EXERCISE MATERIALS |
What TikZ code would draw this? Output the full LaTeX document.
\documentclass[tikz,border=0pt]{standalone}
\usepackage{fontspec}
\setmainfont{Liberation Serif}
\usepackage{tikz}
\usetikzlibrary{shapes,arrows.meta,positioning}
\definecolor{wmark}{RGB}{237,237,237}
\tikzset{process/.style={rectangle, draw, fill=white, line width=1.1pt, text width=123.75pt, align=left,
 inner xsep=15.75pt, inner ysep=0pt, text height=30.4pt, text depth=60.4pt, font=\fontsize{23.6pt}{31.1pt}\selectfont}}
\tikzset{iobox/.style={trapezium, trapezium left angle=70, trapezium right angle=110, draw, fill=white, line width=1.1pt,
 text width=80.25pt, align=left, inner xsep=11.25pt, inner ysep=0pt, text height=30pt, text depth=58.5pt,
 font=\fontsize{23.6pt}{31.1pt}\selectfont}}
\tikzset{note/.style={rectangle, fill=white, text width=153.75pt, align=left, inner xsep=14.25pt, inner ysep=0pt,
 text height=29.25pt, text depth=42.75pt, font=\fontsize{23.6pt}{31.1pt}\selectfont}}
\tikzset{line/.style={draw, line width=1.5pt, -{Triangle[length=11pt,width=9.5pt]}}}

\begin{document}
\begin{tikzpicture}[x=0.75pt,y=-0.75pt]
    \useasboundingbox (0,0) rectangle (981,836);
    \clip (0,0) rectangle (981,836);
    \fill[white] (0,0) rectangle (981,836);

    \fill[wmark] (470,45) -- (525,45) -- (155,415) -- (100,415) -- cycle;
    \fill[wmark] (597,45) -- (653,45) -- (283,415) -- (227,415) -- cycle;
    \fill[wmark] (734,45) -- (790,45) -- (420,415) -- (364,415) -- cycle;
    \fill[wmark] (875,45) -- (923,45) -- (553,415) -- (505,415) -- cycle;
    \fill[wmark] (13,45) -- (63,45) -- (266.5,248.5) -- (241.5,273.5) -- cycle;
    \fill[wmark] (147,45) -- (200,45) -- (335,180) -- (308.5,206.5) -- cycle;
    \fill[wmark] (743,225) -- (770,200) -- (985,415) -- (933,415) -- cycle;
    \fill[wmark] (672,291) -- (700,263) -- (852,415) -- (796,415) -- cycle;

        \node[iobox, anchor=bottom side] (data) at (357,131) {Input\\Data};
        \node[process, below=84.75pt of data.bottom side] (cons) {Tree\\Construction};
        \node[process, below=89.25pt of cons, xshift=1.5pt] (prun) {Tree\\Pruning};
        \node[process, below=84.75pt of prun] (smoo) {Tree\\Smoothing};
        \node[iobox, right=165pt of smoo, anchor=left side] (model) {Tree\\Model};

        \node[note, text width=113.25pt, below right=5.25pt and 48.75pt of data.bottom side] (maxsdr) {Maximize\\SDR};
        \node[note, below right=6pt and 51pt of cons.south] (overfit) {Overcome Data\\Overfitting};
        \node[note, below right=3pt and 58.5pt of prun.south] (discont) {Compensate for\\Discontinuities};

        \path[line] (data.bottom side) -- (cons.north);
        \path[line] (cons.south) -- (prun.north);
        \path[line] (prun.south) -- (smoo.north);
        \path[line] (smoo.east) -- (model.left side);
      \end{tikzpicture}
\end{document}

--

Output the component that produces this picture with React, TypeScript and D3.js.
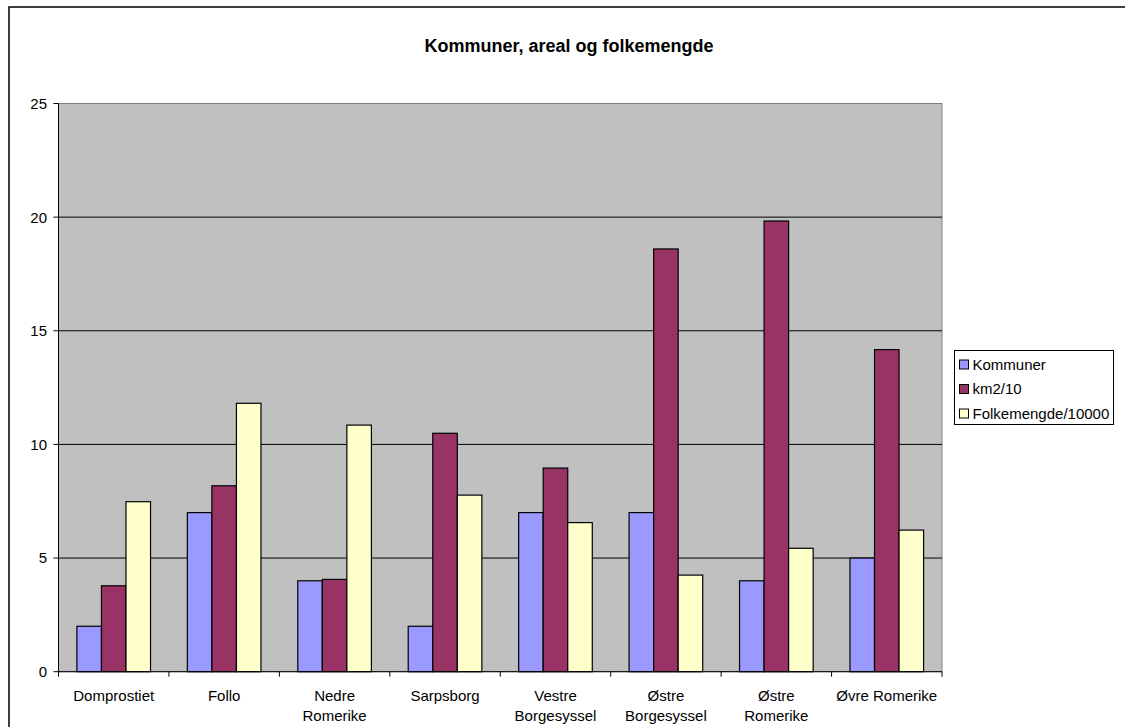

OBJECTIVE | Give the number of lines in the entries that include the string "this", and nothing more.

FULL OUTPUT | 2